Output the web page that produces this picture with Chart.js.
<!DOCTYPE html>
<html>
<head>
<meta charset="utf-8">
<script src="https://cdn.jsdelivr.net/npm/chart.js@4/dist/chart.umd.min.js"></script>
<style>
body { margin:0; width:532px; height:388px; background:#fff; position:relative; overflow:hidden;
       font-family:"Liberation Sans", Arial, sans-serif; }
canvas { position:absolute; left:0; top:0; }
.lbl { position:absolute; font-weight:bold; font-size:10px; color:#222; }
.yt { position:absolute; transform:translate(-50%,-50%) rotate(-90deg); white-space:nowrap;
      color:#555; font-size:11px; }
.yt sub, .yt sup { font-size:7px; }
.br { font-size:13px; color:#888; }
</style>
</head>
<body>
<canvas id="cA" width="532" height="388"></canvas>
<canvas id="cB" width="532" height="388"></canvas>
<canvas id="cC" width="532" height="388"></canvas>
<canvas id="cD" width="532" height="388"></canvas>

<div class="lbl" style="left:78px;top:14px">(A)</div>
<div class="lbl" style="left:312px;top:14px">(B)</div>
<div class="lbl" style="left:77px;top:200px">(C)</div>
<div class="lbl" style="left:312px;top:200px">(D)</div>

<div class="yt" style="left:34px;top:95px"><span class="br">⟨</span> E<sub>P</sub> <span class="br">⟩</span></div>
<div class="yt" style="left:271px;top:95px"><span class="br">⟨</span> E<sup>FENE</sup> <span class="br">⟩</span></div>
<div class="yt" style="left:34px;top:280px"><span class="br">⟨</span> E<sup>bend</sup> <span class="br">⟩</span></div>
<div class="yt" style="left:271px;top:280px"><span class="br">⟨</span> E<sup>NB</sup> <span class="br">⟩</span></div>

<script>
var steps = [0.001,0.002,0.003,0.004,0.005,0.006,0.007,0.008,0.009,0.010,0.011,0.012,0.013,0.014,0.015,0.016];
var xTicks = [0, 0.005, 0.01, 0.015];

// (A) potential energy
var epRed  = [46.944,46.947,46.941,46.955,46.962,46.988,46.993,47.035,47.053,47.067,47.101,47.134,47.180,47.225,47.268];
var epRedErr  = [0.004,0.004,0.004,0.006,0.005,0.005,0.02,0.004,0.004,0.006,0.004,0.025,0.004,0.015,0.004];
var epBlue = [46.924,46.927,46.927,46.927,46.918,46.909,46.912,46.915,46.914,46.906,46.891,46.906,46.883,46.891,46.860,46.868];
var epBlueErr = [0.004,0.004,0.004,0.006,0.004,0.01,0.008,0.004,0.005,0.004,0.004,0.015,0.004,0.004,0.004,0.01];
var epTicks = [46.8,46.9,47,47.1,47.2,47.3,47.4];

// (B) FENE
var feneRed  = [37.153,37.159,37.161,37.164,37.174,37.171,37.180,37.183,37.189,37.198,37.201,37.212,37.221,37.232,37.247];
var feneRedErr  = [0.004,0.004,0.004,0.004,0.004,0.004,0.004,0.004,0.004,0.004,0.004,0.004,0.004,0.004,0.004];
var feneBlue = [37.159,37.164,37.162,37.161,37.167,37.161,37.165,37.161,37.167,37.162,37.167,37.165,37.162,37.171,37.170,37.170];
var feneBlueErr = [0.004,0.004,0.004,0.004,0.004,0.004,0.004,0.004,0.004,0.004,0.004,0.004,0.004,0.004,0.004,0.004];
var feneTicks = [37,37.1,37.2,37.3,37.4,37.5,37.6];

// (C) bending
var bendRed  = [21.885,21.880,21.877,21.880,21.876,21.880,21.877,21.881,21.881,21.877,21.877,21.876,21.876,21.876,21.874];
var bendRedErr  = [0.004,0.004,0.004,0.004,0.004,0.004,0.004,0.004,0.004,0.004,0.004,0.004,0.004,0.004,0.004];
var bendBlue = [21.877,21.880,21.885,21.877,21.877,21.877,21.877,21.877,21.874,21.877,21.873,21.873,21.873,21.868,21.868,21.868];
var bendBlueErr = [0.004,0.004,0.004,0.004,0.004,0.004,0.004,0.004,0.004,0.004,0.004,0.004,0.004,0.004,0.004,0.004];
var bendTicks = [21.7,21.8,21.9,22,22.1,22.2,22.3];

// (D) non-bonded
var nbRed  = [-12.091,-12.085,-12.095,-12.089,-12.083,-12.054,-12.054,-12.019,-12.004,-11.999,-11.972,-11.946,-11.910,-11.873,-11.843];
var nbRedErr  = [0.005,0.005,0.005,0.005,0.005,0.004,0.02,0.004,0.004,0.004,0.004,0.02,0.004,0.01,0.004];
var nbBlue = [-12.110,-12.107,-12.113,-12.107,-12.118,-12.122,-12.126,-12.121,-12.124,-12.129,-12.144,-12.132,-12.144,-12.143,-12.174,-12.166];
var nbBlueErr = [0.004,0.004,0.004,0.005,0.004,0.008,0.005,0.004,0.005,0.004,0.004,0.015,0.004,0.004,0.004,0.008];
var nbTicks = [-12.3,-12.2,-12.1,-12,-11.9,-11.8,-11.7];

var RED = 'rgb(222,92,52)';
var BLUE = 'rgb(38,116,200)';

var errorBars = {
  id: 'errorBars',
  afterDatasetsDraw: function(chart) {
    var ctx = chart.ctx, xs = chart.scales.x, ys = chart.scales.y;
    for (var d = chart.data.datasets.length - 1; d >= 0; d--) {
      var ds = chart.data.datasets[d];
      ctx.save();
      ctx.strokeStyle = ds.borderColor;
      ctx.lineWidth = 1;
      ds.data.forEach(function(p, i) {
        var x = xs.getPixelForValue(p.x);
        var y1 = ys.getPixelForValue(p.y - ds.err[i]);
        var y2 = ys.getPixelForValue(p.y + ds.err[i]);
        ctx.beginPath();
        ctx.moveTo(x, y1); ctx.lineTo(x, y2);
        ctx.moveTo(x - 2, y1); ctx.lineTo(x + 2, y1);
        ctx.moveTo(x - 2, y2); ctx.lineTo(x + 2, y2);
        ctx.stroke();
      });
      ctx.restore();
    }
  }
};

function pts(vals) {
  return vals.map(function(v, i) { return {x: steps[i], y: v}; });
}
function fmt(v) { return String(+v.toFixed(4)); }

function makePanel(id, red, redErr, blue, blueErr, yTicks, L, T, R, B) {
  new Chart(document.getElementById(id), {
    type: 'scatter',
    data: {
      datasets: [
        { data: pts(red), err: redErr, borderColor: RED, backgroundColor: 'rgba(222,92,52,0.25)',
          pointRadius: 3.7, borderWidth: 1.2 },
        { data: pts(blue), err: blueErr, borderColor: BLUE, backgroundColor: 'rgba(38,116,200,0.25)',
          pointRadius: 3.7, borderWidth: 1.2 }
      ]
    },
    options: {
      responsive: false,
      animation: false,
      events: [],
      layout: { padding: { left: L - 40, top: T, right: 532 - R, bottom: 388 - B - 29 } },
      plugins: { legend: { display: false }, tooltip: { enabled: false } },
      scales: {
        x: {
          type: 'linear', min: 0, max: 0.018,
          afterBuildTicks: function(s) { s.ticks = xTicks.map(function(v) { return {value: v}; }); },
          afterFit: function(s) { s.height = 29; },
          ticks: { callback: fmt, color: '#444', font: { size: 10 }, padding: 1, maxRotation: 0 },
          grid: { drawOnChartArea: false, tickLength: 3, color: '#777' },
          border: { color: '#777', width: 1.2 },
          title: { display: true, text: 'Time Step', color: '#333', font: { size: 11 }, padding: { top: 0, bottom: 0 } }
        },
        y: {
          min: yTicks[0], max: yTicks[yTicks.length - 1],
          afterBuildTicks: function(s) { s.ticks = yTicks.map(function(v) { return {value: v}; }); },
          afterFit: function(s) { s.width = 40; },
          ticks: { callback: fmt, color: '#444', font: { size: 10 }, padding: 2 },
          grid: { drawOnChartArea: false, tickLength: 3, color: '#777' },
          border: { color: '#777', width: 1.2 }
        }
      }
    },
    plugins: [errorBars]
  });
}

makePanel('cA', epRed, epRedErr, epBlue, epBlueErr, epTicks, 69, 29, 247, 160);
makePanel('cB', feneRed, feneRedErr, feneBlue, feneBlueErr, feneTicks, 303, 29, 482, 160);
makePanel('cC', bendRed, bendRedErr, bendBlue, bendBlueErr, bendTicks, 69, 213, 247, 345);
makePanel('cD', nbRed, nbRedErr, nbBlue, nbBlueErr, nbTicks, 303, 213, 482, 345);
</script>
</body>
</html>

..............................

Problem description:
Everything from the first line above up to and including the line that contains "var xTicks = [0, 0.005, 0.01, 0.015];" should be printed exactly; please print only that.

Response:
Output the web page that produces this picture with Chart.js.
<!DOCTYPE html>
<html>
<head>
<meta charset="utf-8">
<script src="https://cdn.jsdelivr.net/npm/chart.js@4/dist/chart.umd.min.js"></script>
<style>
body { margin:0; width:532px; height:388px; background:#fff; position:relative; overflow:hidden;
       font-family:"Liberation Sans", Arial, sans-serif; }
canvas { position:absolute; left:0; top:0; }
.lbl { position:absolute; font-weight:bold; font-size:10px; color:#222; }
.yt { position:absolute; transform:translate(-50%,-50%) rotate(-90deg); white-space:nowrap;
      color:#555; font-size:11px; }
.yt sub, .yt sup { font-size:7px; }
.br { font-size:13px; color:#888; }
</style>
</head>
<body>
<canvas id="cA" width="532" height="388"></canvas>
<canvas id="cB" width="532" height="388"></canvas>
<canvas id="cC" width="532" height="388"></canvas>
<canvas id="cD" width="532" height="388"></canvas>

<div class="lbl" style="left:78px;top:14px">(A)</div>
<div class="lbl" style="left:312px;top:14px">(B)</div>
<div class="lbl" style="left:77px;top:200px">(C)</div>
<div class="lbl" style="left:312px;top:200px">(D)</div>

<div class="yt" style="left:34px;top:95px"><span class="br">⟨</span> E<sub>P</sub> <span class="br">⟩</span></div>
<div class="yt" style="left:271px;top:95px"><span class="br">⟨</span> E<sup>FENE</sup> <span class="br">⟩</span></div>
<div class="yt" style="left:34px;top:280px"><span class="br">⟨</span> E<sup>bend</sup> <span class="br">⟩</span></div>
<div class="yt" style="left:271px;top:280px"><span class="br">⟨</span> E<sup>NB</sup> <span class="br">⟩</span></div>

<script>
var steps = [0.001,0.002,0.003,0.004,0.005,0.006,0.007,0.008,0.009,0.010,0.011,0.012,0.013,0.014,0.015,0.016];
var xTicks = [0, 0.005, 0.01, 0.015];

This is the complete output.